Another defining moment was when I realized that mental health affects everything—especially sleep. I’ve experienced firsthand how anxiety can disrupt sleep, making everything harder to manage. This led me to research the impact of sleep deprivation, and it has now become one of my academic interests.
Additionally, my experiences adjusting to different cultures have shaped my perspective on identity. I have struggled with the feeling of belonging—of not being fully American but also not being fully the person I was before moving. Over time, I have learned to embrace this complexity as a strength rather than a limitation.
As a writer and student, I bring my unique perspective as someone who has navigated multiple cultures and languages. My background shapes how I observe the world, and I hope to refine my ability to express my thoughts with clarity and confidence. I want to grow into someone who not only analyzes and understands people but also connects with them through meaningful conversations and writing.

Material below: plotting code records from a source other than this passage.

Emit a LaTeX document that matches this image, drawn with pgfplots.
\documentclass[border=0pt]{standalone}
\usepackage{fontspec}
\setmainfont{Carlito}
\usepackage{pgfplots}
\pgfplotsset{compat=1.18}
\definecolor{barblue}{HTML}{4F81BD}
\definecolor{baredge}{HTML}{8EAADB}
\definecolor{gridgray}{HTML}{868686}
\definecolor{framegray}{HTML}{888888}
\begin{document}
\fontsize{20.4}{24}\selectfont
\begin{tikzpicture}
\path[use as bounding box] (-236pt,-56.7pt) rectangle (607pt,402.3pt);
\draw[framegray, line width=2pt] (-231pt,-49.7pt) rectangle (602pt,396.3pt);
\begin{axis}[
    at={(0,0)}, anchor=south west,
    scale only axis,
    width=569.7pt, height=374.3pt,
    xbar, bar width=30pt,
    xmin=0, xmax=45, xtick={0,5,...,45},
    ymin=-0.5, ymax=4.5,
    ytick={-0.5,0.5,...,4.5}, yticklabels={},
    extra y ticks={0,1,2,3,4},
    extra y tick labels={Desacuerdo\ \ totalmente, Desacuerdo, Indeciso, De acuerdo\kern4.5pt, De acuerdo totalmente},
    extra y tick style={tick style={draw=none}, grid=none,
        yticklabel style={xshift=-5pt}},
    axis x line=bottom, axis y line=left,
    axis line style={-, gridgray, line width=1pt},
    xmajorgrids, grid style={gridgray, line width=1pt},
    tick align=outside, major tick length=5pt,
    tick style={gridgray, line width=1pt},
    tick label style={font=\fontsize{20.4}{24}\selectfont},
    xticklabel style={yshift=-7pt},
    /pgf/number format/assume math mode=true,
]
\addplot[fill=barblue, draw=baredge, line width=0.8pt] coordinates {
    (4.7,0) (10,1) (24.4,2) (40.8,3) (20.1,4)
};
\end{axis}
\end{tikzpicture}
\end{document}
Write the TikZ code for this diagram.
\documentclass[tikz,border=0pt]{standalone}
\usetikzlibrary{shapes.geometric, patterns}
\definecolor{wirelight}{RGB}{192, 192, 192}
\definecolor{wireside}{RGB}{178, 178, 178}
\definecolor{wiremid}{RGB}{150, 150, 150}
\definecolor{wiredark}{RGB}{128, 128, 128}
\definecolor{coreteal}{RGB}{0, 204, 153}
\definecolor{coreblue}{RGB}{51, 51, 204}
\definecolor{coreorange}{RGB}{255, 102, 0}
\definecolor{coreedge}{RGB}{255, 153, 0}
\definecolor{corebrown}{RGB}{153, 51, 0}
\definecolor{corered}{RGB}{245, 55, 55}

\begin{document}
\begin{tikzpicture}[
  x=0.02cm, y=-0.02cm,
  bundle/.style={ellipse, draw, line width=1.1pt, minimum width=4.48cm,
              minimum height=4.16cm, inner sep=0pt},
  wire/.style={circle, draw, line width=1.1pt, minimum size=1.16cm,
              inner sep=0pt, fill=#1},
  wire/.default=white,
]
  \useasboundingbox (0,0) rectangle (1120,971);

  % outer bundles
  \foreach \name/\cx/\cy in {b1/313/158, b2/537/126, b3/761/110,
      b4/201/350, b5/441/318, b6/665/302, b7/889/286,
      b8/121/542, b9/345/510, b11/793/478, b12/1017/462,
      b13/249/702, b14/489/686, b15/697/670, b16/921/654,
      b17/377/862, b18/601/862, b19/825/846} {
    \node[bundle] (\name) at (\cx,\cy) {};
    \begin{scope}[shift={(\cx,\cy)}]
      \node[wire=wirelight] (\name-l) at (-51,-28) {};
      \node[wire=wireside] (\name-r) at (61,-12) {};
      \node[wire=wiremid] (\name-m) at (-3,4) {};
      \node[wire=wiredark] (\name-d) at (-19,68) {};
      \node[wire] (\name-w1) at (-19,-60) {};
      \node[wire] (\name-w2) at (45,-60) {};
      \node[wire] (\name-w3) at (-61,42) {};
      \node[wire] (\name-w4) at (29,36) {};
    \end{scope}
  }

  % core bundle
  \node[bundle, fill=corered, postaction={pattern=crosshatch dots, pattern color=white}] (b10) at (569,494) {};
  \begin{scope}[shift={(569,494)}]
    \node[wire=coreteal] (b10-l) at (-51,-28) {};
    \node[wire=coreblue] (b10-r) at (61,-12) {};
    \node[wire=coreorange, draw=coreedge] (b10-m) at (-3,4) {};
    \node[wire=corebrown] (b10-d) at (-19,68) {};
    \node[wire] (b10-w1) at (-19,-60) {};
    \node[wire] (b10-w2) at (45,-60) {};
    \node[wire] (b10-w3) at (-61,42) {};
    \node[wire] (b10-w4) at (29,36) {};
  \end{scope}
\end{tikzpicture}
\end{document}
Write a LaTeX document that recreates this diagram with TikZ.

In the future, I hope to use my knowledge of psychology to make a difference, whether through research, counseling, or another path I have yet to discover. I want to help others navigate their own struggles, just as I have worked through mine.
This letter is just a small introduction, but I hope it gives you a glimpse of who I am. I look forward to learning more in this class—not just about writing, but about how writing helps us understand ourselves and the world around us.